Lubbock County Expo Developer expects ‘major announcements’ in ‘short order’

Garfield said the project is within budget and has $296,000 in contingency funds. The first phase of construction is still expected to cost nearly $90 million.
Published: Jan. 11, 2023 at 8:29 PM CST|Updated: Jan. 11, 2023 at 10:17 PM CST
Email This Link
Share on Pinterest
Share on LinkedIn

LUBBOCK, Texas (KCBD) - The developer of the Lubbock County Expo Center told a meeting of both governing boards Wednesday that sponsorships will be secured over the next few months, and he expects to then make those announcements.

Private fundraising efforts are one of the reasons construction has yet to begin, now going on five years since Lubbock County voters approved the project.

“We’re still very positive that we’re going to get there in very short order with some major announcements to follow, including hopefully, the Expo Center title sponsor,” Greg Garfield of Garfield Public/Private LLC said.

“We’re in discussions with companies about the overall Expo Center naming rights sponsorship, and the arena, as well as multiple sponsorships at lower levels, including soft drink, malt beverage, financial institutions, auto companies, insurance companies. All those things are going to stack up to give an annual amount that [the Lubbock County Expo Center] will be able to secure a bank loan to provide the remainder of the funds to start construction on the project.”

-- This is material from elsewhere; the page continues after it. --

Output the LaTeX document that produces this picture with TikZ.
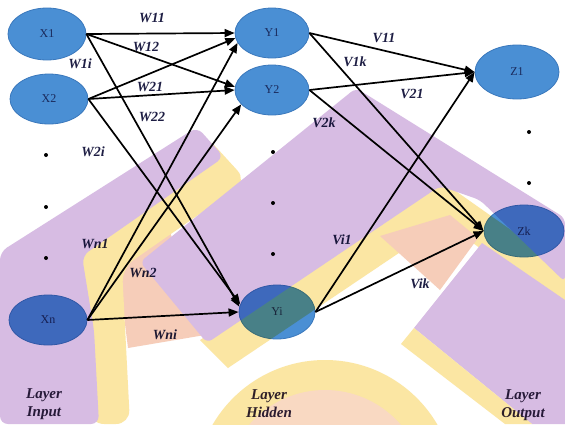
\documentclass[tikz,border=0pt]{standalone}
\usepackage{fontspec}
\setmainfont{Liberation Serif}
\usetikzlibrary{arrows.meta,shapes.geometric}
\definecolor{nodeblue}{HTML}{4A8FD4}
\definecolor{nodeedge}{HTML}{3A78BC}
\definecolor{lav}{HTML}{D7BCE3}
\definecolor{yel}{HTML}{FBE6A3}
\definecolor{pch}{HTML}{F6CDB9}
\definecolor{pchl}{HTML}{F9D9C2}
\definecolor{lbl}{HTML}{1E1E44}
\definecolor{ntext}{HTML}{1A2A5C}
\definecolor{laytext}{HTML}{2E2240}
\begin{document}
\begin{tikzpicture}[x=1pt,y=-1pt,
  neuron/.style={ellipse,fill=nodeblue,draw=nodeedge,line width=0.8pt,inner sep=0pt,
    text=ntext,font=\fontsize{12}{14}\selectfont},
  arr/.style={draw=black,line width=1.7pt,-{Triangle[length=10pt,width=8pt]}},
  wl/.style={text=lbl,font=\fontsize{14}{16}\selectfont\bfseries\itshape,inner sep=1pt},
  layerlbl/.style={text=laytext,align=center,font=\fontsize{15}{18}\selectfont\bfseries\itshape},
  dotmark/.style={circle,fill=black,inner sep=0pt,minimum size=4pt}]
\useasboundingbox[fill=white] (0,0) rectangle (565,424);

% neurons
\node[neuron,minimum width=78pt,minimum height=52pt] (X1) at (47,34) {X1};
\node[neuron,minimum width=78pt,minimum height=50pt] (X2) at (49,99) {X2};
\node[neuron,minimum width=78pt,minimum height=50pt] (Xn) at (48,320) {Xn};
\node[neuron,minimum width=74pt,minimum height=50pt] (Y1) at (272,33) {Y1};
\node[neuron,minimum width=74pt,minimum height=50pt] (Y2) at (272,90) {Y2};
\node[neuron,minimum width=76pt,minimum height=54pt] (Yi) at (277,312) {Yi};
\node[neuron,minimum width=84pt,minimum height=54pt] (Z1) at (517,72) {Z1};
\node[neuron,minimum width=80pt,minimum height=52pt] (Zk) at (524,231) {Zk};

% dots
\node[dotmark] (di1) at (46,155) {};
\node[dotmark] (di2) at (46,207) {};
\node[dotmark] (di3) at (46,258) {};
\node[dotmark] (dh1) at (273,152) {};
\node[dotmark] (dh2) at (273,203) {};
\node[dotmark] (dh3) at (273,254) {};
\node[dotmark] (do1) at (529,132) {};
\node[dotmark] (do2) at (529,183) {};

% input -> hidden
\draw[arr] (X1.east) -- (Y1.west);
\draw[arr] (X1.east) -- (Y2.175);
\draw[arr] (X1.east) -- (Yi.172);
\draw[arr] (X2.east) -- (Y1.188);
\draw[arr] (X2.east) -- (Y2.west);
\draw[arr] (X2.east) -- (Yi.168);
\draw[arr] (Xn.east) -- (Y1.196);
\draw[arr] (Xn.east) -- (Y2.205);
\draw[arr] (Xn.east) -- (Yi.west);
% hidden -> output
\draw[arr] (Y1.east) -- (Z1.west);
\draw[arr] (Y1.east) -- (Zk.west);
\draw[arr] (Y2.east) -- (Z1.west);
\draw[arr] (Y2.east) -- (Zk.west);
\draw[arr] (Yi.east) -- (Z1.west);
\draw[arr] (Yi.east) -- (Zk.west);

% weight labels
\node[wl] (lW11) at (152,18) {W11};
\node[wl] (lW12) at (146,47) {W12};
\node[wl] (lW1i) at (80,64) {W1i};
\node[wl] (lW21) at (150,87) {W21};
\node[wl] (lW22) at (152,117) {W22};
\node[wl] (lW2i) at (93,152) {W2i};
\node[wl] (lWn1) at (95,244) {Wn1};
\node[wl] (lWn2) at (143,273) {Wn2};
\node[wl] (lWni) at (165,335) {Wni};
\node[wl] (lV11) at (384,38) {V11};
\node[wl] (lV1k) at (355,62) {V1k};
\node[wl] (lV21) at (412,94) {V21};
\node[wl] (lV2k) at (324,123) {V2k};
\node[wl] (lVi1) at (342,240) {Vi1};
\node[wl] (lVik) at (420,284) {Vik};

% layer labels
\node[layerlbl] (LI) at (44,404) {Layer\\Input};
\node[layerlbl] (LH) at (269,404) {Layer\\Hidden};
\node[layerlbl] (LO) at (523,405) {Layer\\Output};

% background watermark, multiplied over everything
\begin{scope}[blend mode=multiply]
\begin{scope}[transparency group]
  \fill[pch] (118,268) -- (170,232) -- (205,335) -- (128,348) -- cycle;
  \fill[yel,rounded corners=14pt] (205,135) -- (247,181) -- (122,268) -- (130,424) -- (90,424) -- (68,258) -- cycle;
  \fill[lav,rounded corners=8pt] (0,252) -- (197,127) -- (224,157) -- (82,256) -- (94,330) -- (99,424) -- (0,424) -- cycle;
  \fill[yel] (200,340) -- (440,180) -- (565,268) -- (565,312) -- (445,222) -- (228,368) -- cycle;
  \fill[pch] (380,236) -- (450,215) -- (478,238) -- (440,290) -- cycle;
  \fill[lav,rounded corners=6pt] (140,262) -- (356,88) -- (565,218) -- (565,282) -- (480,200) -- (440,186) -- (207,343) -- cycle;
  \fill[lav] (414,328) -- (482,243) -- (565,300) -- (565,424) -- (532,424) -- cycle;
  \fill[yel] (414,328) -- (532,424) -- (505,424) -- (401,344) -- cycle;
  \fill[yel] (325,490) circle (130);
  \fill[pchl] (325,490) circle (100);
\end{scope}
\end{scope}
\end{tikzpicture}
\end{document}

The Lubbock County Expo Center Local Government Corporation gathered with the private Lubbock County Expo Center Board representatives Wednesday for their first monthly meeting of 2023.

Garfield staff told them some sort of foundation work would need to be done at the site of the Expo Center on North University and North Loop 289 or the building permit with the City of Lubbock would expire in May.

“Any kind of foundation work that requires a rebar, concrete inspection, basically tags the city system to extended an additional six months,” Matt Edwards, Garfield Public/Private Project Executive, said. “May will sneak up on us pretty quickly. We want to have a plan B set in place.”

Edwards said the same issue came about last November and an elevator slab was laid. Edwards also told the board members that construction documents are set to be complete in January and would be shared with all parties for review.

“Really the focus has been, for the past five or six months, focusing on any kind of cost-saving opportunities, which we’re continuing to do, as I’ve said many times, we’ll continue to do all the way through bid time,” Edwards said.

Garfield said the project is within budget and has $296,000 in contingency funds. The first phase of construction is still expected to cost nearly $90 million. The remaining three phases are budgeted at $7.1 million, $11.8 million and $11.6 million.

Garfield believes that the announcement of the Expo Center’s major sponsors will have a snowball effect for the others. The identity of potential sponsors has remained confidential, but the developer says proposals total more than $50 million over 20 years.

“We have to be strategic about the announcements as we roll out,” Garfield said. “As we secure the sponsorships in the next few months, we want to make sure we’re announcing the big sponsor first. We’re going to get a big bang for our buck for that and I think our title sponsor for the Expo Center is going to want the biggest bang for the buck by being the biggest announcement first. Also, once that big announcement happens, it’s going to set a bar and allow, I think, for other sponsors, to make it easier to secure those sponsors.”

The LGC also recommended that Lubbock County enter into a Right to Compel Title Agreement with the LCEC on Wednesday. According to Garfield, it would allow all land at the Expo Center site to be exempt from property taxes. That agreement now goes to the Lubbock County Commissioners Court for approval.